A weekly newspaper has celebrated its 160th anniversary with a 12-page supplement looking back over its history.
The Western Telegraph, based in Haverfordwest, was first published in 1854 and it produced the supplement to kick-off its birthday celebrations this year.
In the supplement, the Newsquest title updated readers on important technological developments since its 150th anniversary, when a pull-out was also produced, as well as reviewing the biggest stories of the past decade.
The 136-page anniversary edition also featured a special comment on the front page, pictured below, about scenes at Pembrokeshire County Council when councillors were prevented from voting about the chief executive’s future because they had spoken to the local press.HTFP reported last week that a vote could not go ahead over whether chief executive Bryn Parry-Jones should be suspended over his controversial pension arrangements, because councillors had given their views to the Telegraph and the Pembrokeshire Herald ahead of a meeting.

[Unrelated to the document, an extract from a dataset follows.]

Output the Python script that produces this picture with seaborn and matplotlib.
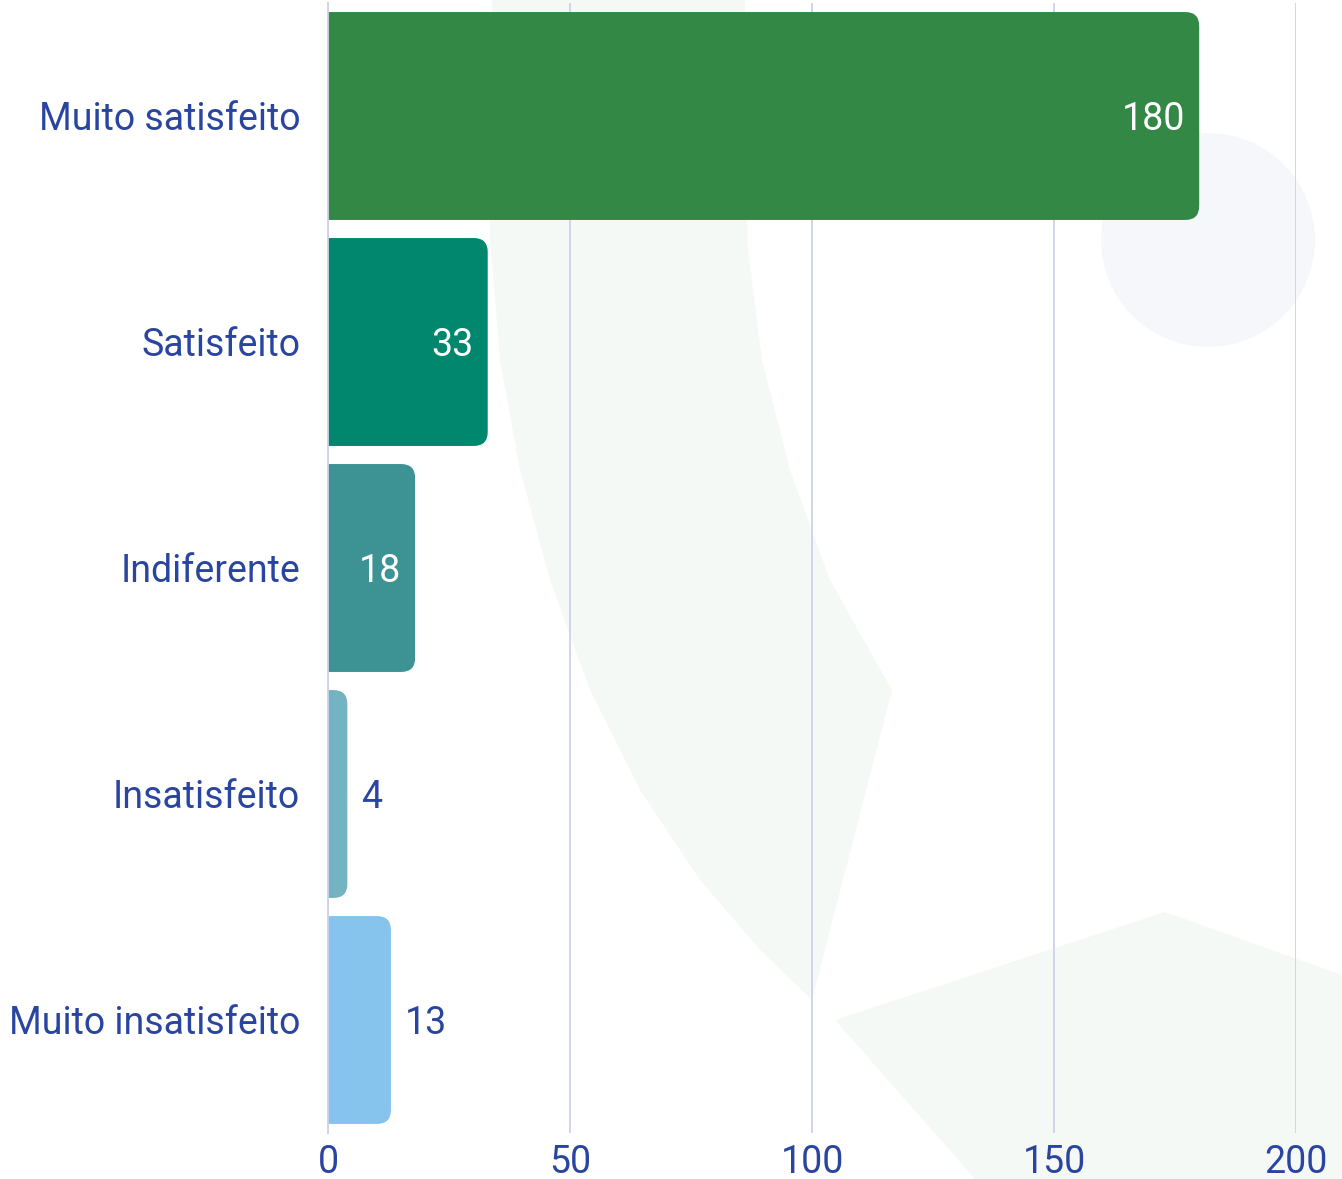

The Telegraph has reported since early 2012 on changes to the pension arrangements, which allow top earners at the council to receive cash payments in lieu of employers pension contributions.
The front-page comment piece by news editor Lee Day called the meeting “a mockery of democracy” and he said it had received “excellent feedback” from readers.
Editor Holly Robinson said: “Here at the Western Telegraph, more than any other newspaper I have worked on, our teams are largely made up of people who have been raised locally and who choose to make a difference to the communities where they have grown up.
“The Western Telegraph has played a significant part in the life of Pembrokeshire in the last 160 years and looks forward to serving the community for many more years to come.”
The Telegraph’s supplement included stories about developments such as its website, social media and iPad app.
It also reported on major stories from the last 10 years, including the conviction in 2011 of John William Cooper for two double murders that had haunted Pembrokeshire since the 1980s and the explosion at the former Chevron oil refinery at Pembroke that killed four people, also in 2011.